The calculator's net figure deliberately uses a broad keep-rate instead of pretending to know those details. Treat it as a quick range-setting tool. Once the employer confirms the salary, update your payroll withholding information if needed and compare the first full paycheck with the estimate.

Look beyond base salary

Total compensation can include bonuses, commissions, overtime, stock awards, retirement matching, health insurance, paid leave, education support, and other benefits. A promotion might increase base salary while changing bonus eligibility or overtime status. Write down the annual value of benefits that materially differ before deciding whether one package is better.

Also consider whether the new role changes your working hours. A salary increase paired with much longer hours can reduce your effective hourly rate. Use the hourly-to-salary calculator in reverse to compare salary with the number of hours you realistically expect to work.

Put the raise to work

Decide how to use the increase before it blends into regular spending. You might direct part of each added paycheck toward an emergency fund, retirement contributions, high-interest debt, or a specific savings goal. Automatic transfers can make that decision consistent without requiring a new choice every pay period.

A raise can also be partly absorbed by inflation. Compare the percentage increase with changes in your essential expenses, but remember that personal costs do not move exactly like a broad inflation index. The useful question is not only whether salary rose, but whether the new take-home amount improves your ability to meet current priorities.
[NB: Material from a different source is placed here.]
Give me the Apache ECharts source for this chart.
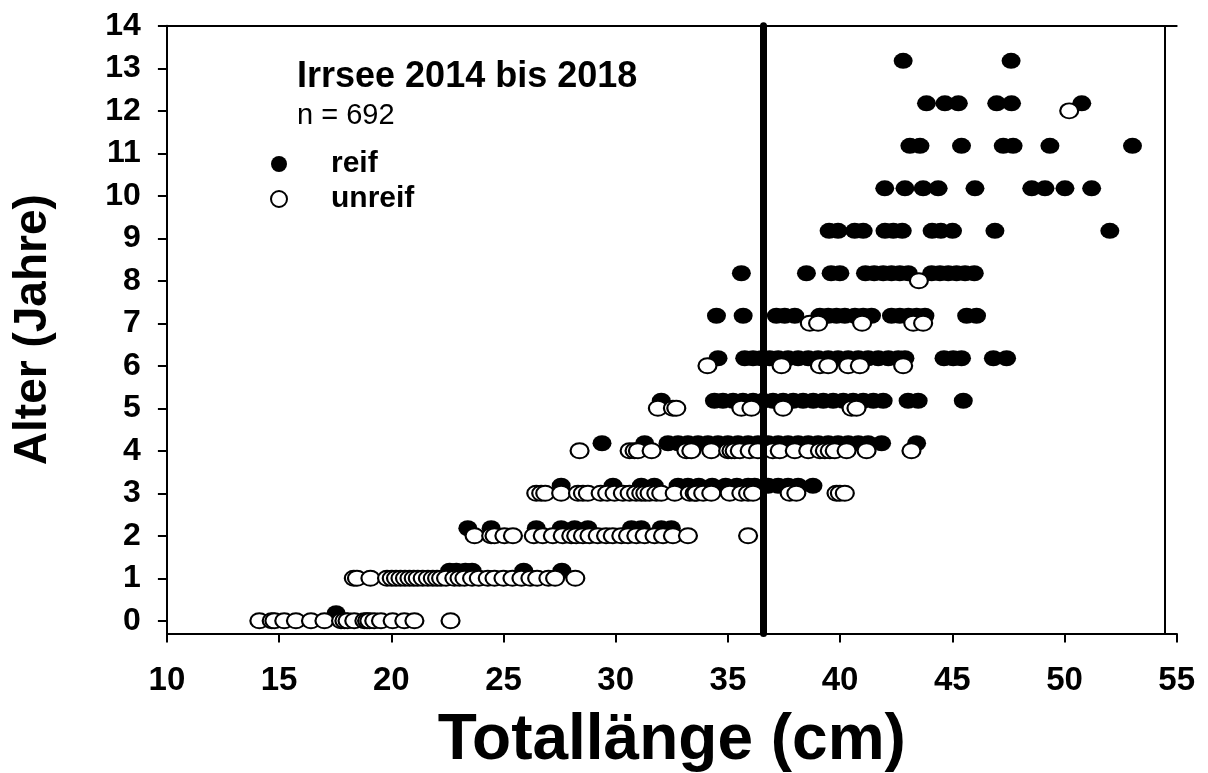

Common raise-calculation mistakes

Do not divide annual salary by 24 if you are paid biweekly, assume the gross increase will equal the deposit to your bank account, or count a full year of increased pay when the raise begins later. Avoid comparing base salary on one offer with total compensation on another. Finally, confirm whether the quoted percentage applies to base pay, hourly rate, or a broader compensation target.

Frequently asked questions

How do I calculate a pay raise percentage?

Subtract the old salary from the new salary, divide the difference by the old salary, and multiply by 100. For example, a move from $60,000 to $63,000 is a 5% raise.

Why is my paycheck increase smaller than the gross raise?

Taxes, retirement contributions, insurance premiums, and other payroll deductions can reduce the amount added to take-home pay.

Is the net pay estimate a tax calculation?

No. It is a rough planning estimate based only on filing status. It does not calculate tax brackets, state taxes, deductions, credits, benefits, or other details.

Does the calculator handle a pay cut?

Yes. Enter a negative percentage down to -100%, or enter a new salary below the current salary. Results will show negative differences.

Are bonuses included?

No. The calculator compares base annual salary only. Add bonuses, commissions, overtime, or equity separately when comparing total compensation.

This calculator provides estimates for informational purposes only and is not financial advice.